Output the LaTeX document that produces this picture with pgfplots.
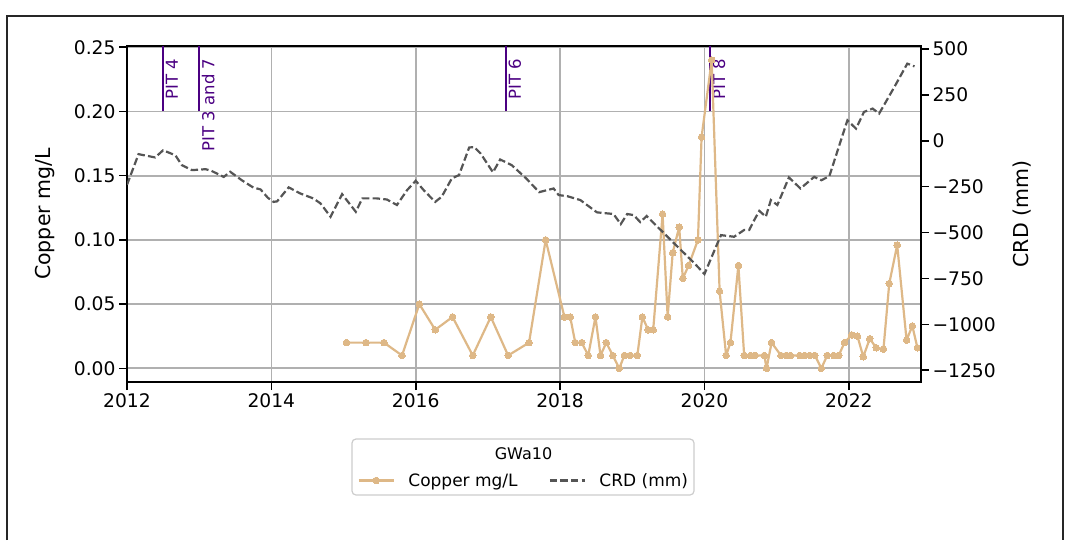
\documentclass[border=0pt]{standalone}
\usepackage{fontspec}
\setmainfont{DejaVu Sans}
\usepackage{pgfplots}
\pgfplotsset{compat=1.18}
\definecolor{cu}{HTML}{DEB887}
\definecolor{crd}{HTML}{555555}
\definecolor{pit}{HTML}{4B0082}
\definecolor{gridc}{HTML}{B0B0B0}
\definecolor{legc}{HTML}{CCCCCC}

\pgfplotsset{
  base/.style={
    at={(127pt,-382pt)}, anchor=south west,
    scale only axis, width=794pt, height=336pt,
    xmin=2012, xmax=2023,
    axis line style={line width=2pt},
    tick style={line width=1.6pt, black},
    major tick length=8pt,
    tick align=outside,
    ticklabel style={font=\fontsize{18.7}{22}\selectfont},
    /pgf/number format/assume math mode=true,
  }
}

\begin{document}
\begin{tikzpicture}
\draw[line width=1.5pt, black!85] (7pt,-540pt) -- (7pt,-16pt) -- (1063pt,-16pt) -- (1063pt,-540pt);

\begin{axis}[base,
  ymin=-0.01067, ymax=0.251,
  xtick={2012,2014,2016,2018,2020,2022},
  xticklabels={2012,2014,2016,2018,2020,2022},
  ytick={0,0.05,0.10,0.15,0.20,0.25},
  yticklabels={0.00,0.05,0.10,0.15,0.20,0.25},
  xtick pos=bottom, ytick pos=left,
  grid=major, grid style={gridc, line width=1.7pt},
  every axis y label/.style={at={(axis description cs:-0.1033,0.5)}, rotate=90, anchor=center, font=\fontsize{20.5}{24}\selectfont},
  ylabel={Copper mg/L},
  legend style={at={(axis description cs:0.4985,-0.293)}, anchor=center, draw=none, fill=none,
    font=\fontsize{17}{20}\selectfont, nodes={inner xsep=0pt},
    /tikz/every odd column/.append style={column sep=13.6pt},
    /tikz/every even column/.append style={column sep=31pt}},
  legend columns=2,
  legend image code/.code={\draw[mark repeat=2,mark phase=2,#1] plot coordinates {(0pt,0pt) (17.5pt,0pt) (35pt,0pt)};},
]
\addplot[pit, line width=2pt, forget plot] coordinates {(2012.5,0.2) (2012.5,0.26)};
\addplot[pit, line width=2pt, forget plot] coordinates {(2013.0,0.2) (2013.0,0.26)};
\addplot[pit, line width=2pt, forget plot] coordinates {(2017.25,0.2) (2017.25,0.26)};
\addplot[pit, line width=2pt, forget plot] coordinates {(2020.08,0.2) (2020.08,0.26)};
\node[xshift=2.5pt, pit, rotate=90, anchor=north east, inner sep=0pt, font=\fontsize{16.5}{19}\selectfont] at (axis cs:2012.5,0.2413) {PIT 4};
\node[xshift=2.5pt, pit, rotate=90, anchor=north east, inner sep=0pt, font=\fontsize{16.5}{19}\selectfont] at (axis cs:2013.0,0.2413) {PIT 3 and 7};
\node[xshift=2.5pt, pit, rotate=90, anchor=north east, inner sep=0pt, font=\fontsize{16.5}{19}\selectfont] at (axis cs:2017.25,0.2413) {PIT 6};
\node[xshift=2.5pt, pit, rotate=90, anchor=north east, inner sep=0pt, font=\fontsize{16.5}{19}\selectfont] at (axis cs:2020.08,0.2413) {PIT 8};

\addplot[cu, line width=2.2pt, line join=round, mark=*, mark size=3.3pt, mark options={fill=cu, draw=cu, line width=0pt}] coordinates {
(2015.04,0.02) (2015.31,0.02) (2015.56,0.02) (2015.81,0.01) (2016.05,0.05)
(2016.27,0.03) (2016.51,0.04) (2016.79,0.01) (2017.04,0.04) (2017.28,0.01)
(2017.57,0.02) (2017.80,0.10) (2018.06,0.04) (2018.14,0.04) (2018.21,0.02)
(2018.30,0.02) (2018.39,0.01) (2018.49,0.04) (2018.56,0.01) (2018.64,0.02)
(2018.73,0.01) (2018.82,0.00) (2018.89,0.01) (2018.97,0.01) (2019.07,0.01)
(2019.14,0.04) (2019.22,0.03) (2019.29,0.03) (2019.42,0.12) (2019.49,0.04)
(2019.56,0.09) (2019.65,0.11) (2019.70,0.07) (2019.78,0.08) (2019.91,0.10)
(2019.96,0.18) (2020.10,0.24) (2020.21,0.06) (2020.30,0.01) (2020.36,0.02)
(2020.47,0.08) (2020.55,0.01) (2020.64,0.01) (2020.70,0.01) (2020.83,0.01)
(2020.86,0.00) (2020.93,0.02) (2021.06,0.01) (2021.13,0.01) (2021.19,0.01)
(2021.32,0.01) (2021.39,0.01) (2021.46,0.01) (2021.53,0.01) (2021.62,0.00)
(2021.70,0.01) (2021.79,0.01) (2021.86,0.01) (2021.94,0.02) (2022.04,0.026)
(2022.12,0.025) (2022.20,0.009) (2022.29,0.023) (2022.38,0.016) (2022.48,0.015)
(2022.56,0.066) (2022.67,0.096) (2022.80,0.022) (2022.88,0.033) (2022.95,0.016)
};
\addlegendentry{Copper mg/L}
\addlegendimage{crd, line width=2.2pt, dash pattern=on 7.4pt off 3.2pt}
\addlegendentry{CRD (mm)}
\end{axis}

\begin{axis}[base,
  ymin=-1314, ymax=516,
  axis x line=none, axis y line*=right,
  ytick={-1250,-1000,-750,-500,-250,0,250,500},
  yticklabels={−1250,−1000,−750,−500,−250,0,250,500},
  every axis y label/.style={at={(axis description cs:1.1272,0.5)}, rotate=90, anchor=center, font=\fontsize{20.5}{24}\selectfont},
  ylabel={CRD (mm)},
]
\addplot[crd, line width=2.2pt, dash pattern=on 7.4pt off 3.2pt] coordinates {
(2012.00,-240) (2012.16,-73) (2012.39,-91) (2012.50,-52) (2012.67,-79)
(2012.76,-133) (2012.90,-160) (2013.09,-155) (2013.17,-164) (2013.34,-197)
(2013.43,-169) (2013.59,-215) (2013.75,-255) (2013.85,-265) (2013.95,-310)
(2014.03,-333) (2014.08,-330) (2014.24,-254) (2014.40,-287) (2014.58,-314)
(2014.68,-341) (2014.82,-414) (2014.98,-291) (2015.17,-387) (2015.26,-314)
(2015.46,-314) (2015.60,-320) (2015.74,-350) (2015.88,-269) (2016.00,-218)
(2016.11,-269) (2016.27,-333) (2016.36,-305) (2016.50,-205) (2016.60,-187)
(2016.74,-37) (2016.81,-34) (2016.90,-70) (2017.07,-172) (2017.17,-102)
(2017.33,-133) (2017.53,-205) (2017.71,-280) (2017.91,-260) (2017.98,-296)
(2018.10,-302) (2018.28,-323) (2018.51,-390) (2018.74,-399) (2018.84,-454)
(2018.93,-399) (2019.02,-405) (2019.11,-443) (2019.20,-410) (2019.30,-450)
(2019.44,-504) (2019.58,-559) (2019.72,-613) (2019.86,-667) (2020.00,-726)
(2020.16,-577) (2020.23,-514) (2020.41,-523) (2020.55,-486) (2020.62,-486)
(2020.69,-432) (2020.76,-382) (2020.85,-414) (2020.92,-323) (2021.01,-350)
(2021.17,-200) (2021.33,-260) (2021.52,-197) (2021.62,-215) (2021.73,-193)
(2021.98,111) (2022.10,66) (2022.21,157) (2022.33,175) (2022.42,148)
(2022.63,292) (2022.81,420) (2022.91,405)
};
\end{axis}

\draw[legc, line width=1.2pt, rounded corners=4pt] (352pt,-439pt) rectangle (694pt,-495pt);
\node[font=\fontsize{16}{19}\selectfont] at (523.5pt,-454pt) {GWa10};
\path (0pt,0pt) rectangle (1065pt,-540pt);
\end{tikzpicture}
\end{document}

────────────────────

**TO DO:** Set down all the data again exactly as above, pictures excluded.

**ANSWER:**
Output the LaTeX document that produces this picture with pgfplots.
\documentclass[border=0pt]{standalone}
\usepackage{fontspec}
\setmainfont{DejaVu Sans}
\usepackage{pgfplots}
\pgfplotsset{compat=1.18}
\definecolor{cu}{HTML}{DEB887}
\definecolor{crd}{HTML}{555555}
\definecolor{pit}{HTML}{4B0082}
\definecolor{gridc}{HTML}{B0B0B0}
\definecolor{legc}{HTML}{CCCCCC}

\pgfplotsset{
  base/.style={
    at={(127pt,-382pt)}, anchor=south west,
    scale only axis, width=794pt, height=336pt,
    xmin=2012, xmax=2023,
    axis line style={line width=2pt},
    tick style={line width=1.6pt, black},
    major tick length=8pt,
    tick align=outside,
    ticklabel style={font=\fontsize{18.7}{22}\selectfont},
    /pgf/number format/assume math mode=true,
  }
}

\begin{document}
\begin{tikzpicture}
\draw[line width=1.5pt, black!85] (7pt,-540pt) -- (7pt,-16pt) -- (1063pt,-16pt) -- (1063pt,-540pt);

\begin{axis}[base,
  ymin=-0.01067, ymax=0.251,
  xtick={2012,2014,2016,2018,2020,2022},
  xticklabels={2012,2014,2016,2018,2020,2022},
  ytick={0,0.05,0.10,0.15,0.20,0.25},
  yticklabels={0.00,0.05,0.10,0.15,0.20,0.25},
  xtick pos=bottom, ytick pos=left,
  grid=major, grid style={gridc, line width=1.7pt},
  every axis y label/.style={at={(axis description cs:-0.1033,0.5)}, rotate=90, anchor=center, font=\fontsize{20.5}{24}\selectfont},
  ylabel={Copper mg/L},
  legend style={at={(axis description cs:0.4985,-0.293)}, anchor=center, draw=none, fill=none,
    font=\fontsize{17}{20}\selectfont, nodes={inner xsep=0pt},
    /tikz/every odd column/.append style={column sep=13.6pt},
    /tikz/every even column/.append style={column sep=31pt}},
  legend columns=2,
  legend image code/.code={\draw[mark repeat=2,mark phase=2,#1] plot coordinates {(0pt,0pt) (17.5pt,0pt) (35pt,0pt)};},
]
\addplot[pit, line width=2pt, forget plot] coordinates {(2012.5,0.2) (2012.5,0.26)};
\addplot[pit, line width=2pt, forget plot] coordinates {(2013.0,0.2) (2013.0,0.26)};
\addplot[pit, line width=2pt, forget plot] coordinates {(2017.25,0.2) (2017.25,0.26)};
\addplot[pit, line width=2pt, forget plot] coordinates {(2020.08,0.2) (2020.08,0.26)};
\node[xshift=2.5pt, pit, rotate=90, anchor=north east, inner sep=0pt, font=\fontsize{16.5}{19}\selectfont] at (axis cs:2012.5,0.2413) {PIT 4};
\node[xshift=2.5pt, pit, rotate=90, anchor=north east, inner sep=0pt, font=\fontsize{16.5}{19}\selectfont] at (axis cs:2013.0,0.2413) {PIT 3 and 7};
\node[xshift=2.5pt, pit, rotate=90, anchor=north east, inner sep=0pt, font=\fontsize{16.5}{19}\selectfont] at (axis cs:2017.25,0.2413) {PIT 6};
\node[xshift=2.5pt, pit, rotate=90, anchor=north east, inner sep=0pt, font=\fontsize{16.5}{19}\selectfont] at (axis cs:2020.08,0.2413) {PIT 8};

\addplot[cu, line width=2.2pt, line join=round, mark=*, mark size=3.3pt, mark options={fill=cu, draw=cu, line width=0pt}] coordinates {
(2015.04,0.02) (2015.31,0.02) (2015.56,0.02) (2015.81,0.01) (2016.05,0.05)
(2016.27,0.03) (2016.51,0.04) (2016.79,0.01) (2017.04,0.04) (2017.28,0.01)
(2017.57,0.02) (2017.80,0.10) (2018.06,0.04) (2018.14,0.04) (2018.21,0.02)
(2018.30,0.02) (2018.39,0.01) (2018.49,0.04) (2018.56,0.01) (2018.64,0.02)
(2018.73,0.01) (2018.82,0.00) (2018.89,0.01) (2018.97,0.01) (2019.07,0.01)
(2019.14,0.04) (2019.22,0.03) (2019.29,0.03) (2019.42,0.12) (2019.49,0.04)
(2019.56,0.09) (2019.65,0.11) (2019.70,0.07) (2019.78,0.08) (2019.91,0.10)
(2019.96,0.18) (2020.10,0.24) (2020.21,0.06) (2020.30,0.01) (2020.36,0.02)
(2020.47,0.08) (2020.55,0.01) (2020.64,0.01) (2020.70,0.01) (2020.83,0.01)
(2020.86,0.00) (2020.93,0.02) (2021.06,0.01) (2021.13,0.01) (2021.19,0.01)
(2021.32,0.01) (2021.39,0.01) (2021.46,0.01) (2021.53,0.01) (2021.62,0.00)
(2021.70,0.01) (2021.79,0.01) (2021.86,0.01) (2021.94,0.02) (2022.04,0.026)
(2022.12,0.025) (2022.20,0.009) (2022.29,0.023) (2022.38,0.016) (2022.48,0.015)
(2022.56,0.066) (2022.67,0.096) (2022.80,0.022) (2022.88,0.033) (2022.95,0.016)
};
\addlegendentry{Copper mg/L}
\addlegendimage{crd, line width=2.2pt, dash pattern=on 7.4pt off 3.2pt}
\addlegendentry{CRD (mm)}
\end{axis}

\begin{axis}[base,
  ymin=-1314, ymax=516,
  axis x line=none, axis y line*=right,
  ytick={-1250,-1000,-750,-500,-250,0,250,500},
  yticklabels={−1250,−1000,−750,−500,−250,0,250,500},
  every axis y label/.style={at={(axis description cs:1.1272,0.5)}, rotate=90, anchor=center, font=\fontsize{20.5}{24}\selectfont},
  ylabel={CRD (mm)},
]
\addplot[crd, line width=2.2pt, dash pattern=on 7.4pt off 3.2pt] coordinates {
(2012.00,-240) (2012.16,-73) (2012.39,-91) (2012.50,-52) (2012.67,-79)
(2012.76,-133) (2012.90,-160) (2013.09,-155) (2013.17,-164) (2013.34,-197)
(2013.43,-169) (2013.59,-215) (2013.75,-255) (2013.85,-265) (2013.95,-310)
(2014.03,-333) (2014.08,-330) (2014.24,-254) (2014.40,-287) (2014.58,-314)
(2014.68,-341) (2014.82,-414) (2014.98,-291) (2015.17,-387) (2015.26,-314)
(2015.46,-314) (2015.60,-320) (2015.74,-350) (2015.88,-269) (2016.00,-218)
(2016.11,-269) (2016.27,-333) (2016.36,-305) (2016.50,-205) (2016.60,-187)
(2016.74,-37) (2016.81,-34) (2016.90,-70) (2017.07,-172) (2017.17,-102)
(2017.33,-133) (2017.53,-205) (2017.71,-280) (2017.91,-260) (2017.98,-296)
(2018.10,-302) (2018.28,-323) (2018.51,-390) (2018.74,-399) (2018.84,-454)
(2018.93,-399) (2019.02,-405) (2019.11,-443) (2019.20,-410) (2019.30,-450)
(2019.44,-504) (2019.58,-559) (2019.72,-613) (2019.86,-667) (2020.00,-726)
(2020.16,-577) (2020.23,-514) (2020.41,-523) (2020.55,-486) (2020.62,-486)
(2020.69,-432) (2020.76,-382) (2020.85,-414) (2020.92,-323) (2021.01,-350)
(2021.17,-200) (2021.33,-260) (2021.52,-197) (2021.62,-215) (2021.73,-193)
(2021.98,111) (2022.10,66) (2022.21,157) (2022.33,175) (2022.42,148)
(2022.63,292) (2022.81,420) (2022.91,405)
};
\end{axis}

\draw[legc, line width=1.2pt, rounded corners=4pt] (352pt,-439pt) rectangle (694pt,-495pt);
\node[font=\fontsize{16}{19}\selectfont] at (523.5pt,-454pt) {GWa10};
\path (0pt,0pt) rectangle (1065pt,-540pt);
\end{tikzpicture}
\end{document}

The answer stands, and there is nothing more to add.